Con gli anni ‘90 si assiste alla discesa in politica di Berlusconi, con impostazioni relative alla giustizia differenti dal passato. Il programma del suo primo governo è moderato e di apertura verso l’Associazione nazionale magistrati, ma per breve tempo a causa delle indagini a personaggi vicini a lui dal fratello Paolo all’amico Dell’Utri, fino a toccare lo stesso Berlusconi. Che nasca e cresca la tensione via via incandescente tra i due poteri è storia nota, ed è palpabile in un clima in cui la resa dei conti è in atto. Con i successivi governi la componente progressista della magistratura si impegna sempre più ad esplorare un’affermazione per via giudiziaria. S’inaspriscono i contrasti tra la maggioranza governativa e la magistratura, continuano i processi contro Berlusconi e come risposta vengono approvate norme ad personam o utili alla persona, come la riforma del delitto di falso in bilancio e il ritocco alla prescrizione dei reati.
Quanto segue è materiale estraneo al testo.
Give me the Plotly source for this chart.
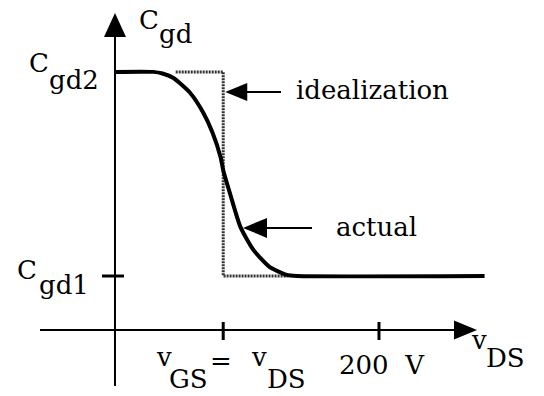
import plotly.graph_objects as go

W, H = 544, 396

# Operating points (volts) and capacitance levels (normalised to C_gd1)
V_GS = 82
V_TICK = 200
C_GD1 = 1.0
C_GD2 = 4.78

# Measured C_gd versus v_DS
v_actual = [0, 29, 36, 44, 57, 67, 74, 80, 82, 87, 95, 105, 117, 130, 138, 280]
c_actual = [4.78, 4.78, 4.75, 4.67, 4.39, 4.02, 3.65, 3.20, 2.96, 2.54, 1.91, 1.48,
            1.17, 1.02, 1.0, 1.0]

# Step idealisation of the same characteristic
v_ideal = [46, V_GS, V_GS, 132]
c_ideal = [C_GD2, C_GD2, C_GD1, C_GD1]

X_RANGE = [-87.1, 325.0]
Y_RANGE = [-1.222, 6.111]
SX = W / (X_RANGE[1] - X_RANGE[0])   # px per volt
SY = H / (Y_RANGE[1] - Y_RANGE[0])   # px per capacitance unit

FONT = dict(family="DejaVu Serif", size=26, color="black")


def px2x(px):
    return X_RANGE[0] + px / SX


def py2y(py):
    return Y_RANGE[1] - py / SY


def arrowhead(tx, ty, direction, length, half):
    """Filled triangular arrowhead with its tip at (tx, ty)."""
    if direction == "left":
        bx = tx + length / SX
        pts = [(tx, ty), (bx, ty + half / SY), (bx, ty - half / SY)]
    elif direction == "right":
        bx = tx - length / SX
        pts = [(tx, ty), (bx, ty + half / SY), (bx, ty - half / SY)]
    else:  # up
        by = ty - length / SY
        pts = [(tx, ty), (tx - half / SX, by), (tx + half / SX, by)]
    path = "M " + " L ".join(f"{x:.4f},{y:.4f}" for x, y in pts) + " Z"
    return dict(type="path", path=path, xref="x", yref="y",
                fillcolor="black", line=dict(color="black", width=0))


def seg(x0, y0, x1, y1, width=2):
    return dict(type="line", x0=x0, y0=y0, x1=x1, y1=y1, xref="x", yref="y",
                line=dict(color="black", width=width))


fig = go.Figure()

fig.add_trace(go.Scatter(
    x=v_ideal, y=c_ideal, mode="lines",
    line=dict(color="#333333", width=3, dash="2px,1px"),
    hoverinfo="skip", showlegend=False))

fig.add_trace(go.Scatter(
    x=v_actual, y=c_actual, mode="lines",
    line=dict(color="black", width=4, shape="spline", smoothing=0.6),
    hoverinfo="skip", showlegend=False))

shapes = []
# axes with arrowheads
x_tip = px2x(477)
shapes.append(seg(px2x(40), 0, x_tip - 22 / SX, 0))
shapes.append(arrowhead(x_tip, 0, "right", 23, 9.5))
y_tip = py2y(13)
shapes.append(seg(0, py2y(386), 0, y_tip - 22 / SY))
shapes.append(arrowhead(0, y_tip, "up", 24, 11))
# tick marks
for v in (V_GS, V_TICK):
    shapes.append(seg(v, 8 / SY, v, -10 / SY, width=3))
shapes.append(seg(-13 / SX, C_GD1, 9 / SX, C_GD1, width=3))

# pointer arrows
y_id = py2y(92)
tip_id = V_GS + 2 / SX
shapes.append(seg(tip_id + 20 / SX, y_id, px2x(281), y_id))
shapes.append(arrowhead(tip_id, y_id, "left", 22, 9))

y_ac = 1.89
tip_ac = 97
shapes.append(seg(tip_ac + 22 / SX, y_ac, px2x(312), y_ac))
shapes.append(arrowhead(tip_ac, y_ac, "left", 24, 10))

annotations = []


def label(text, px, py, size=26):
    annotations.append(dict(
        text=text, x=px / W, y=1 - py / H, xref="paper", yref="paper",
        xanchor="left", yanchor="middle", showarrow=False,
        font=dict(FONT, size=size)))


# y-axis title C_gd
label("C", 137, 20)
label("gd", 157, 34)
# C_gd2 level
label("C", 27, 63)
label("gd2", 47, 80)
# C_gd1 level
label("C", 15, 270)
label("gd1", 37, 285)
# v_GS = v_DS tick label
label("v", 154, 357)
label("GS", 167, 379)
label("=", 208, 361)
label("v", 249, 357)
label("DS", 265, 379)
# 200 V tick label
label("200  V", 337, 365)
# x-axis title v_DS
label("v", 469, 340)
label("DS", 484, 358)
# pointer labels
label("idealization", 294, 90)
label("actual", 334, 227)

fig.update_layout(
    width=W, height=H,
    margin=dict(l=0, r=0, t=0, b=0),
    paper_bgcolor="white", plot_bgcolor="white",
    xaxis=dict(range=X_RANGE, visible=False, fixedrange=True),
    yaxis=dict(range=Y_RANGE, visible=False, fixedrange=True),
    shapes=shapes, annotations=annotations,
    showlegend=False,
)

fig.write_html("out.html")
Ma proprio in questi anni gradualmente la magistratura associata perde identità, forse per una collocazione troppo veloce nel sistema politico. Essa da conservatrice è divenuta il suo opposto, da muto sostegno del passato ha assunto il ruolo di attivista sovvertitrice, si è proposta come controllo del sistema politico ed amministrativo, ha ingigantito la propria dimensione di potere. La classe politica sente di doverla contattare sulle riforme, anche per il timore di sue reazioni dure come lo sciopero spesso minacciato. Il problema permane tuttora ad esempio con la riforma del reato di abuso di ufficio, o con il progetto politico di modifica dell’ordinamento giudiziario, come la separazione della carriera di giudice da quella di pubblico ministero per così distinguere il giudicante e l’accusatore.
I processi trattati nel saggio relativi a questo periodo: Cesare Previti e la corruzione giudiziaria; macelleria messicana alla scuola Diaz, nel G8 di Genova; Extraordinary renditions: il sequestro Abu Omar; bunga bunga a giudizio: Ruby, nipote di Mubarak; il Plan Cóndor alla sbarra; nelle mani della legge: Stefano Cucchi
Il saggio si sviluppa con riflessioni ed interrogativi che permeano la ricostruzione storica, guidata con mano esperta dagli autori né avrebbe potuto essere altrimenti. La scelta dei processi, come ogni scelta, può essere discussa. Qualche vicenda giudiziaria forse è assente, mentre qualche altra è collegata non tanto al rapporto tra poteri ma al sentire della società dell’epoca. Come ad esempio a proposito del processo al Vescovo di Prato, del delitto Montesi, oppure il disastro del Vajont con la politica lontana, ma con condotte colpose vicine all’evento. Oppure il processo all’autore dello scritto Il Vicario per la violenta critica all’operato di Pio XII e a lui solo. Oppure il celebre processo a Fenaroli, accusato e condannato per aver fatto uccidere da un sicario la moglie, in cui domina la curiosità popolare ma è assente la politica. E ancora si potrebbe discutere sui commenti degli autori sulla vicenda del sequestro Abu Omar o sulla diffamazione attribuita a Camilla Cederna. Ma questa potrebbe essere un’altra storia.